Но поскольку новости нам сообщают журналисты, а не историки, силу Европы часто принимают за слабость. Однако когда такая страна, как Россия, подписывает Киотский протокол о запрете промышленных выбросов веществ, способствующих парниковому эффекту, чтобы уладить отношения с Европейским союзом; когда Польша отказывается от существовавшей десятилетиями практики и вводит конституционную защиту этнических меньшинств, чтобы получить разрешение вступить в ЕС; когда исламистское правительство Турции, чтобы не навлечь на себя недовольство Брюсселя, отказывается от предложений своей собственной партии относительно уголовного кодекса, в котором нарушение супружеской верности каралось бы по закону; или администрация правого крыла республиканцев проглатывает горькую пилюлю и обращается к ООН за помощью в отношении Ирака, — тогда нам следует поставить под вопрос наше определение силы и слабости.
Мы можем видеть, что возникла новая сила, мощь которой измеряется не величиной военного бюджета или превосходством в области высокоточных ракетных технологий. Эта сила действует в течение длительного времени и направлена скорее на преобразование мира, чем на достижение победы в коротких схватках. Сила Европы — это «преобразующая сила» . И когда мы перестанем смотреть на мир глазами американцев, мы сможем увидеть, что каждая составляющая европейской «слабости» на самом деле является гранью ее необычайной «преобразующей силы».
Европа не выставляет напоказ свою мощь и не говорит о «единственно разумной модели прогресса». Вместо этого она, словно «незримая рука», действует, проникая сквозь наружную оболочку традиционных политических структур. Британская палата общин, британские суды общего права и британские государственные служащие по-прежнему существуют, но все они стали проводниками политики Европейского союза. И это не случайно. Создавая общие стандарты, которые вводятся в действие через национальные институты, Европа может распространять свое влияние, не превращаясь в объект враждебных действий. В то время как каждая компания, посольство и военная база Соединенных Штатов являются мишенью для террористов, умение Европы держаться в тени позволяет ей расширять сферу своего влияния в мире, не провоцируя подобной ситуации. Тот факт, что у ЕС нет единого лидера, а существует целая сеть центров власти, объединенных общей политикой и общими целями, означает, что она может расширять свои границы, охватывая все большее число стран, не рискуя распасться, и продолжать предоставлять своим членам преимущества, обеспечиваемые положением крупнейшего мирового рынка.
В отношениях с другими странами европейцев не интересует классическая геополитика.
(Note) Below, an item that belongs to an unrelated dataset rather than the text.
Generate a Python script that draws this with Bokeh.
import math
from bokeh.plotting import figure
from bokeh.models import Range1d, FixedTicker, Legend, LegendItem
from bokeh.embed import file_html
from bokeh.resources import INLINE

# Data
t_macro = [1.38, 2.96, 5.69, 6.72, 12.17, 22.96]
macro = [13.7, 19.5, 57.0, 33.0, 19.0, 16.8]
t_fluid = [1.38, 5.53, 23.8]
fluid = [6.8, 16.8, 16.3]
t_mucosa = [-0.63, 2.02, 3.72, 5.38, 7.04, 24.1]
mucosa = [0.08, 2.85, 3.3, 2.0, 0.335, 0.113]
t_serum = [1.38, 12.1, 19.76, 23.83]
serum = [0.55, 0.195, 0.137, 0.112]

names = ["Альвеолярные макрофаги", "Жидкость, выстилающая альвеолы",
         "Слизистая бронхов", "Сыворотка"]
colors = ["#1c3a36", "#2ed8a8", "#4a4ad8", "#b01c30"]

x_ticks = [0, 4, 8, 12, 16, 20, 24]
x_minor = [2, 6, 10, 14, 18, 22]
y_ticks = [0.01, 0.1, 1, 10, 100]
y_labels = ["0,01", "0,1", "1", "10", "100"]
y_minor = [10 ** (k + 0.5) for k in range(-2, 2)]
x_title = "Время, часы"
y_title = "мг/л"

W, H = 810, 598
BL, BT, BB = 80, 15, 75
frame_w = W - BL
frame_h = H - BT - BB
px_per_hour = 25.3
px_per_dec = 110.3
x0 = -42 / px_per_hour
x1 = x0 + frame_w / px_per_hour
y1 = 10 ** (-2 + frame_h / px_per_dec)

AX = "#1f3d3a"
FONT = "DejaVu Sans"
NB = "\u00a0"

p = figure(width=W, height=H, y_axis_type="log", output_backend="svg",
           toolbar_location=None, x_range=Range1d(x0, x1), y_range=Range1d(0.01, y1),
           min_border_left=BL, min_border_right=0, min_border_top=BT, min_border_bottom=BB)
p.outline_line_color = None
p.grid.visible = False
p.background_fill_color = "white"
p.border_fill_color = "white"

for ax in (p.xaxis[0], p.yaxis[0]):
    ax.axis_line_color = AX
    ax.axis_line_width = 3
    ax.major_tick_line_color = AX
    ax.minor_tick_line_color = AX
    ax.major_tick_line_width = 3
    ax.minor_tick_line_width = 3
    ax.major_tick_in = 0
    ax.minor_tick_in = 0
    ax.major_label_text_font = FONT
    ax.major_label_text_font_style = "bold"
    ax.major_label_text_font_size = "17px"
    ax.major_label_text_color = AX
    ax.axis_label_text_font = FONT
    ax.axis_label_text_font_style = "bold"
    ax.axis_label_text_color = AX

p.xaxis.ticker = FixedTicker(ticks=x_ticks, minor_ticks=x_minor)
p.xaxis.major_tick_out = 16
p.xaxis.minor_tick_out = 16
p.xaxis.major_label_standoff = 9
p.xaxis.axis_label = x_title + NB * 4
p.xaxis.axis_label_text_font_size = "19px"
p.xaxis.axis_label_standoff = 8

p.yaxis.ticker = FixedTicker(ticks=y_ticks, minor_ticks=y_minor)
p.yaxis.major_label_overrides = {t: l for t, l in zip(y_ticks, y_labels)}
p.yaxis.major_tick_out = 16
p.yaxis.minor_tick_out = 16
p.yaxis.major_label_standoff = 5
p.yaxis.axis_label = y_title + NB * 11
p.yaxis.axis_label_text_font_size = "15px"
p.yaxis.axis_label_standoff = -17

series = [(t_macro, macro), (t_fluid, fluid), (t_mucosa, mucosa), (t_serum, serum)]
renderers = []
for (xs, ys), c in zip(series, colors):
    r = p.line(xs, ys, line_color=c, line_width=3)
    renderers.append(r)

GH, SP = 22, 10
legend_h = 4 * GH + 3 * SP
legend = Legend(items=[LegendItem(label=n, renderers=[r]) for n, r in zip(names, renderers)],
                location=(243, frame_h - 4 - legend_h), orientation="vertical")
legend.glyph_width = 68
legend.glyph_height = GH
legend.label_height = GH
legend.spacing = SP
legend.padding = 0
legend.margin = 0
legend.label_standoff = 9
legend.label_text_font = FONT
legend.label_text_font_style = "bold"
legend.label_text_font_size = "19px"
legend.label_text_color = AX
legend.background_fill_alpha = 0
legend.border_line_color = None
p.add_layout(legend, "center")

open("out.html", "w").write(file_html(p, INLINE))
Они в первую очередь рассматривают другую сторону проблемы: какие ценности поддерживает данное государство? Каковы его конституционная система и законодательная база? Фанатичная приверженность Европы принципу соблюдения законности означает, что она может полностью трансформировать страны, в отношения с которыми вступает, а не просто оказывать поверхностное воздействие на них. США смогли сменить режим в Афганистане, а Европа изменяет все польское общество, начиная с его экономической политики и законов о собственности до внутренних отношений с нацменьшинствами и набора продовольственных продуктов на столах граждан.
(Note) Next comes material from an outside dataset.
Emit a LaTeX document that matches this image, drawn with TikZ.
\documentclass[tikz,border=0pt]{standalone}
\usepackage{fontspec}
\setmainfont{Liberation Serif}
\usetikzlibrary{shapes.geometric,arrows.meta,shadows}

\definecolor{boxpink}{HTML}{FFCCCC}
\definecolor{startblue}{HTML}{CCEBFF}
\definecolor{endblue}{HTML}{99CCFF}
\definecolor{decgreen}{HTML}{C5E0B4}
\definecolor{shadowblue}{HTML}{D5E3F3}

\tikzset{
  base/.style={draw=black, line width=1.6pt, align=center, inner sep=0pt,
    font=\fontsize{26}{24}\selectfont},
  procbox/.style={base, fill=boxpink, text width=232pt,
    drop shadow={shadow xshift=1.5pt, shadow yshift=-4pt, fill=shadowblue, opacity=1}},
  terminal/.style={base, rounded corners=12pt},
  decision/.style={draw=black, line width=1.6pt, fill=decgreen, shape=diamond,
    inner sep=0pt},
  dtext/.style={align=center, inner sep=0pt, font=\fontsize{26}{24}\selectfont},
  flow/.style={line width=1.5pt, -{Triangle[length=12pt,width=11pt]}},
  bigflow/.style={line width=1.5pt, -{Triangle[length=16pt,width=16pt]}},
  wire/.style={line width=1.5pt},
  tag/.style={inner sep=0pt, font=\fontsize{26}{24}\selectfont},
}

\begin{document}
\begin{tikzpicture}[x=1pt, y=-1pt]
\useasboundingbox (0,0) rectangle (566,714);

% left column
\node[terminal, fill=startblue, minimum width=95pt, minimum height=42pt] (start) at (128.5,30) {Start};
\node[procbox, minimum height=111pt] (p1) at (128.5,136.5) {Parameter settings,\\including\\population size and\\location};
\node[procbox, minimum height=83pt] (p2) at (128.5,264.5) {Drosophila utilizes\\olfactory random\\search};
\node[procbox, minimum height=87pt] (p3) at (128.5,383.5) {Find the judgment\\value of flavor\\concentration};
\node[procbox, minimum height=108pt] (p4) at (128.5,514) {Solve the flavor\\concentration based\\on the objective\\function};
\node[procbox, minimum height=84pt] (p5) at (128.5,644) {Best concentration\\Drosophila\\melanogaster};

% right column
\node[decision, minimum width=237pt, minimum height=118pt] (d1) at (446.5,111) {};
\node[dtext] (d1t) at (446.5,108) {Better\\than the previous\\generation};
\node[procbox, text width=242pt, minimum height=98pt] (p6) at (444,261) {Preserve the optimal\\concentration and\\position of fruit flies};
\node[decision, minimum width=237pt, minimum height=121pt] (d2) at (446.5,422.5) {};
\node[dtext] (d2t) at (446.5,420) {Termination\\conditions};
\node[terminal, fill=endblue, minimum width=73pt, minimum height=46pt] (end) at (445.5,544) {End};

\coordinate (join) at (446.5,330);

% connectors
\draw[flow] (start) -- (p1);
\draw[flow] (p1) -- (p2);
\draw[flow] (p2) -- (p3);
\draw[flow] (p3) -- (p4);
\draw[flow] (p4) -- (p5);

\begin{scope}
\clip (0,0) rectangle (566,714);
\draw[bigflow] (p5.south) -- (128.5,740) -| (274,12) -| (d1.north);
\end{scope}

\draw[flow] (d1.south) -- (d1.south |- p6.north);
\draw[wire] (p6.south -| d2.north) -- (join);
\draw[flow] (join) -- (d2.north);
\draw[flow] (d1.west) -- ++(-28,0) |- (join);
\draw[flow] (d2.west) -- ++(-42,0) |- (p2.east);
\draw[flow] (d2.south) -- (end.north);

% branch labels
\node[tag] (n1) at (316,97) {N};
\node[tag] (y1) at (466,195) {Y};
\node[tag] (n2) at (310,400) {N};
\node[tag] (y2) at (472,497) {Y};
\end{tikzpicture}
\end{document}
Европа изменяет страны не угрозой вторжения в них: самая большая угроза со стороны ЕС — это отказ иметь с ними дело. В то время как Европа принимает самое деятельное участие в восстановлении Сербии и поддерживает ее стремление «реабилитироваться» в качестве европейского государства, США не дают Колумбии подобной надежды на интегрирование посредством международных организаций или структурообразующих фондов, а предлагают ей только временную «поддержку» американских групп военных инструкторов и помощь, а также суровую свободу американского рынка.
Создав крупнейший на планете единый внутренний рынок, Европа стала экономическим гигантом, который, по некоторым оценкам, уже является самым крупным в мире. Однако образцовой европейскую экономику делают ее особенности: сдерживание материального и социального расслоения общества позволяет членам ЕС сократить расходы на борьбу с преступностью и тюрьмы; европейская энергосберегающая экономика способна защитить их от резких повышений цен на нефть; ее социальная модель обеспечивает людям досуг и время, которое они могут проводить со своими семьями. Европа олицетворяет собой синтез энергии и свободы, которые дает либерализм, со стабильностью и благосостоянием, которые обеспечивает социальная демократия. По мере того как благосостояние человечества будет расти, преодолевая рубеж удовлетворения основных потребностей, таких как утоление голода и сохранение здоровья, европейский образ жизни будет обретать все более притягательную силу.
Европейская модель вдохновляет последователей по всему миру, и они создают собственные сообщества с ближайшими соседними государствами. Этот «эффект регионального домино» изменит наши представления о политике, экономике и даст новое определение силы для XXI века.